Monday, October 9, 2023

Time Machine Trip to October 1913

 

Kaukauna Times – October 1913

By Lyle Hansen

October 3, 1913

 

The Kaukauna Utility Commission decided to adopt the General Electric Company's magnetite four ampere arc lamp and a contract was closed. The matter of putting up new and additional lights at various points in the city, as well as replacing all of the old ones, will now be given immediate attention. The change will take place during the month of October.


The Kaukauna High School football team for 1913 has been organized with Prof. Strassmann as general manager. The team is characterized this season by its lack of weight in the lineup composed as it is of all new material. However, this condition is generally compensated for by quickness which is often of more aid than bulk.

Kaukauna Machine Works top row Francis Garvey, Louis Hanson, Earl Miller, Harry Watson; 2nd row: Wally Bussard, Tommy Ralph, Jack Hoolihan, Emil Wurdinger, Oscar Miller, Steve Dietzler: bottom row: Joseph DeBrue.

 

October 10, 1913

We do not know whose duty it is, at the present time, to look after the proper stamping of streets names on the new cement sidewalks, but we do know that many errors are being made. Letters upside down, transposed, omitted and in several instances, avenues are stamped streets and vice versa. The idea of having street names, placed on the sidewalks, at corner intersections, is a good one, but it should be done right, for when the name is thus pressed into the cement, it is there to remain as long as the walk lasts and be a constant error confronting those who pass.

 

Henry Haken continues to have good success in his hiring Oneida Indians to do chopping on timber lands in Forest County. He reports that he has now employed fifty Oneidas at his camps and is looking to hire twenty-five more. The Indians are making as high as $5.00 per day. 

 

October 17, 1913

Chief of Police McCarty has appointed John Simon as special motor policeman for the City of Kaukauna and bestowed upon him full authority to make arrests for fast driving autos and motorcycles within the city. Hereafter, if they want to do any fast driving on the streets, they should be sure they have their pocketbooks with them.
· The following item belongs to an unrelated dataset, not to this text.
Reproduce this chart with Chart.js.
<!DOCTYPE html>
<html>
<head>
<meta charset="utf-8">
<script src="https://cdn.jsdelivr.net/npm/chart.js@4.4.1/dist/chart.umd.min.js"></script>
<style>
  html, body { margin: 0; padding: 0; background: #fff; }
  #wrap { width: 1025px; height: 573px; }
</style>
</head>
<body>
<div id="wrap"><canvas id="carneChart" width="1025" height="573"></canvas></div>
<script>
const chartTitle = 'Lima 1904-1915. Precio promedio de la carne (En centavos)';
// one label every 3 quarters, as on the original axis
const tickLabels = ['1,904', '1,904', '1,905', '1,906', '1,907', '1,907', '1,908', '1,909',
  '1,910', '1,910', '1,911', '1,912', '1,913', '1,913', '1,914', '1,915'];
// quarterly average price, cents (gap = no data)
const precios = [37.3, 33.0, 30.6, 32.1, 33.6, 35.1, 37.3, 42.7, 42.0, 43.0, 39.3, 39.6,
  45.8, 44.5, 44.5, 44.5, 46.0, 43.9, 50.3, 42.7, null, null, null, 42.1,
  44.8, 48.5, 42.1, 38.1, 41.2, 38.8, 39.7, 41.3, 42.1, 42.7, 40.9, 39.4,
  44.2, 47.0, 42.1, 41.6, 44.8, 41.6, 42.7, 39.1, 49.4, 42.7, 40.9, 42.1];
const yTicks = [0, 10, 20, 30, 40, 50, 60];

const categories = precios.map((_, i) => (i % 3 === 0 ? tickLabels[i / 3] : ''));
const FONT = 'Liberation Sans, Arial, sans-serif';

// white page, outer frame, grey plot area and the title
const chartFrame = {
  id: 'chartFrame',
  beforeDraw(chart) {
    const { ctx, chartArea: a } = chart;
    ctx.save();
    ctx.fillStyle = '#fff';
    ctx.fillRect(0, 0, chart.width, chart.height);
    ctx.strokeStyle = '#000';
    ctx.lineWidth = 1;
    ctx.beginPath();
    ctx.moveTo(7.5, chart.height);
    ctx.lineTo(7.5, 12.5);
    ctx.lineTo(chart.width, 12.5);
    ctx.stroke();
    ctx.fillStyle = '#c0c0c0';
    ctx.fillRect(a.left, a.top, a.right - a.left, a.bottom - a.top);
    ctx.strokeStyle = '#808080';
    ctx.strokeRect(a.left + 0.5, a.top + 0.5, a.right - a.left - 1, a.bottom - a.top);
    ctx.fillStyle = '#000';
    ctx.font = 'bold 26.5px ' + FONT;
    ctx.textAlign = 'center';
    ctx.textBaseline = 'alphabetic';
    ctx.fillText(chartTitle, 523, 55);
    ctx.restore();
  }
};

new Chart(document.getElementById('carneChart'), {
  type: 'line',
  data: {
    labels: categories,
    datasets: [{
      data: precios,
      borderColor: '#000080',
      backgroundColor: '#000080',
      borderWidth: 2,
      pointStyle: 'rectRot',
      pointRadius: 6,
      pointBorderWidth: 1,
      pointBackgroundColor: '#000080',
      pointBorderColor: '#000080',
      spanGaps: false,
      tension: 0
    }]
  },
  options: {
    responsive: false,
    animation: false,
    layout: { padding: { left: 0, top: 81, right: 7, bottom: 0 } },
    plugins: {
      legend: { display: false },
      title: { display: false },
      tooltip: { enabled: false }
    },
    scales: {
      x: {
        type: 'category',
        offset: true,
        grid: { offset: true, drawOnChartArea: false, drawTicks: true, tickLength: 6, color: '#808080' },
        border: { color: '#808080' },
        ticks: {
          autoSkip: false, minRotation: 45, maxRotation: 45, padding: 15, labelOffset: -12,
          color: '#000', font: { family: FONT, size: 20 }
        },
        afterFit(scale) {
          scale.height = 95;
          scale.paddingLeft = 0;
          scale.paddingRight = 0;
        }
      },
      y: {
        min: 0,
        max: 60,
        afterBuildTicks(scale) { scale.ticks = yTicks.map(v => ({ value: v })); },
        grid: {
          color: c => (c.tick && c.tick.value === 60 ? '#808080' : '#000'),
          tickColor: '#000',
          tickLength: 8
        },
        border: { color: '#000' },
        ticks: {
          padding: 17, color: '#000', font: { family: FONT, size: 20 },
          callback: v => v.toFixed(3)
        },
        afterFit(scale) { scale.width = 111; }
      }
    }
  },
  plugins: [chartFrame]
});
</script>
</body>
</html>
Judge Thomas Ryan refused to grant a divorce on grounds that there were insufficient grounds. The wife charged her husband with cruel and inhuman treatment. After hearing testimony, he was satisfied she was not deserving of a divorce. 

 

The reception Wednesday evening to Rev. and Mrs. John Reynolds and their family was pronounced a success.  Over 100 people were present to welcome them to their new home at the M. E. parsonage.


John Dietzen was fatally injured last Thursday at the paper plant in Kimberly. He had his back broken when he was struck by a large piece of roofing thrown from the roof during a construction project. 


October 24, 1913

The Lawe Street Bridge, which has been closed for several months, during which a reinforced concrete roadbed has been laid across all but the draw section over the canal, was re-opened for travel at 2:20 Tuesday afternoon.
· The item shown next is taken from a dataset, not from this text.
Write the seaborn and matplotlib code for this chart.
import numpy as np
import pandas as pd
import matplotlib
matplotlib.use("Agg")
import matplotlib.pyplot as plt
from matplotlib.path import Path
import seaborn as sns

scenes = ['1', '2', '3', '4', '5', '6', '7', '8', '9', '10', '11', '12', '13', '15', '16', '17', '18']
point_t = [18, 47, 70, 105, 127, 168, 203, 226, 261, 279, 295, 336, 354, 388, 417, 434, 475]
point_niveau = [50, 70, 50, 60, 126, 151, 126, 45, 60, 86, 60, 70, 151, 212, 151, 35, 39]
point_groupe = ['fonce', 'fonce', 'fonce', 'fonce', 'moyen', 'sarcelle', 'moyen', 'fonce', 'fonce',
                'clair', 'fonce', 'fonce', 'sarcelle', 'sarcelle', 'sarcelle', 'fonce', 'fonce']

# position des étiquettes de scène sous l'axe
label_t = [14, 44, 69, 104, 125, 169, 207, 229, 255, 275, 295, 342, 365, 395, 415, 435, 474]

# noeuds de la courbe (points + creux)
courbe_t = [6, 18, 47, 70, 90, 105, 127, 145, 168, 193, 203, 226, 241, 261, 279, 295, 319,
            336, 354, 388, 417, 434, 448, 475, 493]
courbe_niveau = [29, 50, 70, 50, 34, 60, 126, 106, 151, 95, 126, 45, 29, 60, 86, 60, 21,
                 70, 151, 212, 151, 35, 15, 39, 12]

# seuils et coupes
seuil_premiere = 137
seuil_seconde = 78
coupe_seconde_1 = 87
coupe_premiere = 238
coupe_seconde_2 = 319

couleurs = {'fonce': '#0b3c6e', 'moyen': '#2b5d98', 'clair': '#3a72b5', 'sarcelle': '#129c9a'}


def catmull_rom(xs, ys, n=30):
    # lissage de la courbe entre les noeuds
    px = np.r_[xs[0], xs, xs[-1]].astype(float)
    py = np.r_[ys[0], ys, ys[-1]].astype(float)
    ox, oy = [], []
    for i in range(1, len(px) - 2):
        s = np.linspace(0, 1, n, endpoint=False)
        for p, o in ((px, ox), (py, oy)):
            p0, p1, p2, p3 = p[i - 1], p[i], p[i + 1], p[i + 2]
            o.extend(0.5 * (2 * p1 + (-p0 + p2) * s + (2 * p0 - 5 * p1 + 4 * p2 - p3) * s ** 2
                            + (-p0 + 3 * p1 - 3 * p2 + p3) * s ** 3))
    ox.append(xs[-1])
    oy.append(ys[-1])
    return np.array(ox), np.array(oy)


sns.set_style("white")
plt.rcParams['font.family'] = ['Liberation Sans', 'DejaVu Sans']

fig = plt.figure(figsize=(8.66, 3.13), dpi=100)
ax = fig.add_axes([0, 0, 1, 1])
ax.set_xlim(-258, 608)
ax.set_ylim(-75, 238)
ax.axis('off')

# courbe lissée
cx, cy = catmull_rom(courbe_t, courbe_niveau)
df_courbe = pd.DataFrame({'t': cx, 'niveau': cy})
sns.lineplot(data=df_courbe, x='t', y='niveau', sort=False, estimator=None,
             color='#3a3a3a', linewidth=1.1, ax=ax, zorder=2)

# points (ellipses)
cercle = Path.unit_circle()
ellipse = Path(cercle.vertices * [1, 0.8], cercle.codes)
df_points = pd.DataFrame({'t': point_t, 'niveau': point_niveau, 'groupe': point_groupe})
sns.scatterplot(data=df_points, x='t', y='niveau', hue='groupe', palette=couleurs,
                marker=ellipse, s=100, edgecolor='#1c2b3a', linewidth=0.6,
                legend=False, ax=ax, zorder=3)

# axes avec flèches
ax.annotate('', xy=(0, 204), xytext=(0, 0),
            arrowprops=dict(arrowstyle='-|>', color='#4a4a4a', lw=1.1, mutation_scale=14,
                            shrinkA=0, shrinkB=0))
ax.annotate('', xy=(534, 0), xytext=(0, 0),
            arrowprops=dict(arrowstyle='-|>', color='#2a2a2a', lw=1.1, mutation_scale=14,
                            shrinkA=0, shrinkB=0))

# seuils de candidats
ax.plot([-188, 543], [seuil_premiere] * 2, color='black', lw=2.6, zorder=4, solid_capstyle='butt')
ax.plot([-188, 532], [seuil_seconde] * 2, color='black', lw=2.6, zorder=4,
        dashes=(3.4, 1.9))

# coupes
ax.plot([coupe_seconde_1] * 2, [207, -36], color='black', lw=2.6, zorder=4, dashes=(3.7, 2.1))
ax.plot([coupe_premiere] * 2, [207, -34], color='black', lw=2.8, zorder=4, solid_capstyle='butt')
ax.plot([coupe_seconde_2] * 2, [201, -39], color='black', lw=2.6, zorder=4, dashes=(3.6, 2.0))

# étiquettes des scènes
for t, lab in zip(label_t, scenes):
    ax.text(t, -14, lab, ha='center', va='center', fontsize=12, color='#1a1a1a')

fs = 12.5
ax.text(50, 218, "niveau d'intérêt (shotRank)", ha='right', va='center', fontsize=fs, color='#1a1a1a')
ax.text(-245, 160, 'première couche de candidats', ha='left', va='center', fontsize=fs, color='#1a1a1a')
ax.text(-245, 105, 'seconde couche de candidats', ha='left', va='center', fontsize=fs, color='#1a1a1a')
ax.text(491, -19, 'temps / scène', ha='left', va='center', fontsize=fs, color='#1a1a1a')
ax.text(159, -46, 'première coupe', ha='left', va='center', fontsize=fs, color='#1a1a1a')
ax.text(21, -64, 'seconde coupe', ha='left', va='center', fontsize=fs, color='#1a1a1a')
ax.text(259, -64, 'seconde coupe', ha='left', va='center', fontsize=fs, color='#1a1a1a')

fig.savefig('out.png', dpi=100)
John Simon, the newly appointed city motorcycle cop, grabbed off his first crop of auto speeders last Sunday when he placed under arrest four drivers for racing through the city limits faster than the 15-mph law allows. One of them having been taken while going up Wisconsin Ave. at the pace of 25 mph.
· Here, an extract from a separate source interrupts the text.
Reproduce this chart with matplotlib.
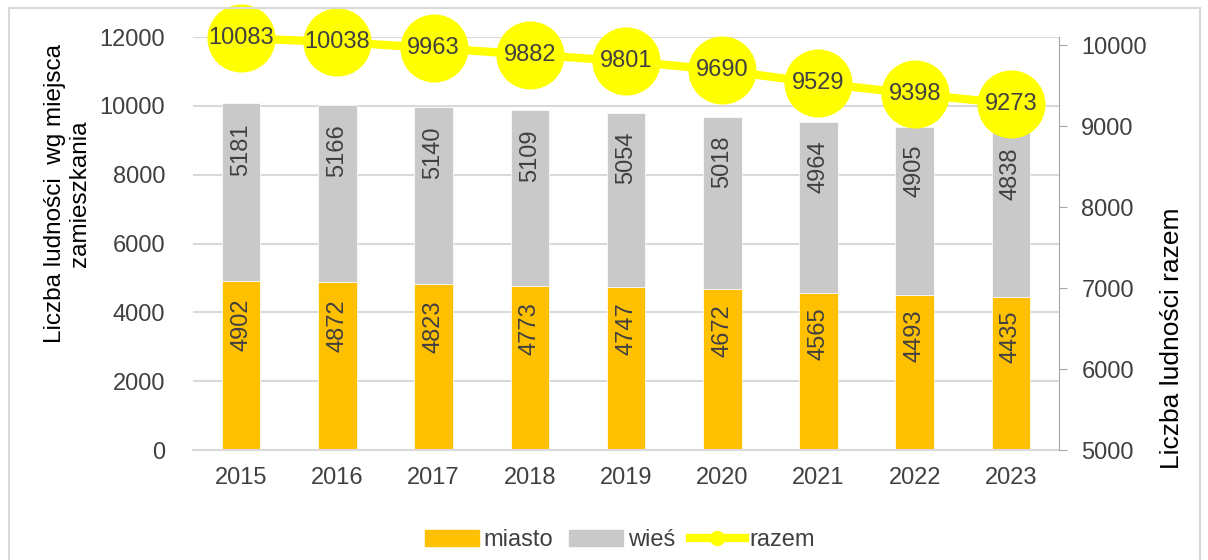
import matplotlib.pyplot as plt
from matplotlib.patches import Rectangle, Patch
from matplotlib.lines import Line2D

plt.rcParams['font.family'] = ['Liberation Sans', 'DejaVu Sans']

years = ['2015', '2016', '2017', '2018', '2019', '2020', '2021', '2022', '2023']
miasto = [4902, 4872, 4823, 4773, 4747, 4672, 4565, 4493, 4435]
wies = [5181, 5166, 5140, 5109, 5054, 5018, 4964, 4905, 4838]
razem = [10083, 10038, 9963, 9882, 9801, 9690, 9529, 9398, 9273]

text_col = '#404040'
c_miasto = '#FFC000'
c_wies = '#C9C9C9'
c_razem = '#FFFF00'

fig = plt.figure(figsize=(12.08, 5.6), dpi=100)
ax = fig.add_axes([0.1598, 0.1964, 0.7169, 0.7375])

# ramka wokół wykresu
fig.patches.append(Rectangle((0.0075, -0.1), 0.986, 1.085, transform=fig.transFigure,
                             fill=False, edgecolor='#D9D9D9', linewidth=1.5))

x = list(range(len(years)))
ax.bar(x, miasto, width=0.4, color=c_miasto, edgecolor='white', linewidth=0.5, zorder=2)
ax.bar(x, wies, width=0.4, bottom=miasto, color=c_wies, edgecolor='white', linewidth=0.5, zorder=2)

for i in x:
    ax.text(i, miasto[i] * 0.74, str(miasto[i]), rotation=90, ha='center', va='center',
            fontsize=17, color=text_col, zorder=3)
    ax.text(i, miasto[i] + wies[i] * 0.74, str(wies[i]), rotation=90, ha='center', va='center',
            fontsize=17, color=text_col, zorder=3)

ax.set_xlim(-0.5, 8.5)
ax.set_ylim(0, 12000)
ax.set_yticks(range(0, 12001, 2000))
ax.set_xticks(x)
ax.set_xticklabels(years)
ax.yaxis.grid(True, color='#D9D9D9', linewidth=1.5, zorder=0)
ax.set_axisbelow(True)
for s in ['top', 'right', 'left']:
    ax.spines[s].set_visible(False)
ax.spines['bottom'].set_color('#D9D9D9')
ax.spines['bottom'].set_linewidth(1.5)
ax.tick_params(axis='both', length=0, labelsize=17, colors=text_col, pad=12)
ax.tick_params(axis='y', pad=20)
ax.set_ylabel('Liczba ludności  wg miejsca\nzamieszkania', fontsize=17.5, color='black',
              linespacing=1.15)
ax.yaxis.set_label_coords(-0.118, 0.62)

ax2 = ax.twinx()
ax2.plot(x, razem, color=c_razem, linewidth=6, marker='o', markersize=48, zorder=4,
         clip_on=False)
for i in x:
    ax2.text(i, razem[i], str(razem[i]), ha='center', va='center', fontsize=17,
             color=text_col, zorder=5)
ax2.set_ylim(5000, 10099)
ax2.set_yticks(range(5000, 10001, 1000))
for s in ['top', 'left', 'bottom']:
    ax2.spines[s].set_visible(False)
ax2.spines['right'].set_color('#A6A6A6')
ax2.tick_params(axis='y', length=6, color='#A6A6A6', labelsize=17, colors=text_col, pad=10)
ax2.set_ylabel('Liczba ludności razem', fontsize=19, color='black')
ax2.yaxis.set_label_coords(1.116, 0.27)

handles = [Patch(color=c_miasto), Patch(color=c_wies),
           Line2D([0], [0], color=c_razem, linewidth=6, marker='o', markersize=10)]
fig.legend(handles, ['miasto', 'wieś', 'razem'], loc='center', bbox_to_anchor=(0.513, 0.035),
           ncol=3, frameon=False, fontsize=17, labelcolor=text_col, handlelength=2.3,
           handleheight=0.7, handletextpad=0.2, columnspacing=0.65)

plt.savefig('out.png', dpi=100)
The court in Green Bay ruled that Aldermen who knowingly vote money for an illegal purpose are required to personally repay the money back to the city. 


October 31, 1913

Holy Cross Church, the magnificent house of God which stood at the corner of Desnoyer and Doty streets, the ride of every member of the large congregation who assembled there regularly to worship, is today a mass of ruins, having been destroyed by fire Wednesday night. The fire started in the basement of the edifice early in the evening and in two hours, the beautiful structure that had taken the congregation so long to build was all swept away in roaring flames. The church destroyed Wednesday was built in 1898, although there had been several improvements made since that time. There is no question that the church will be rebuilt, and until the new structure is complete, a temporary altar will be put in the school building, where services can be held.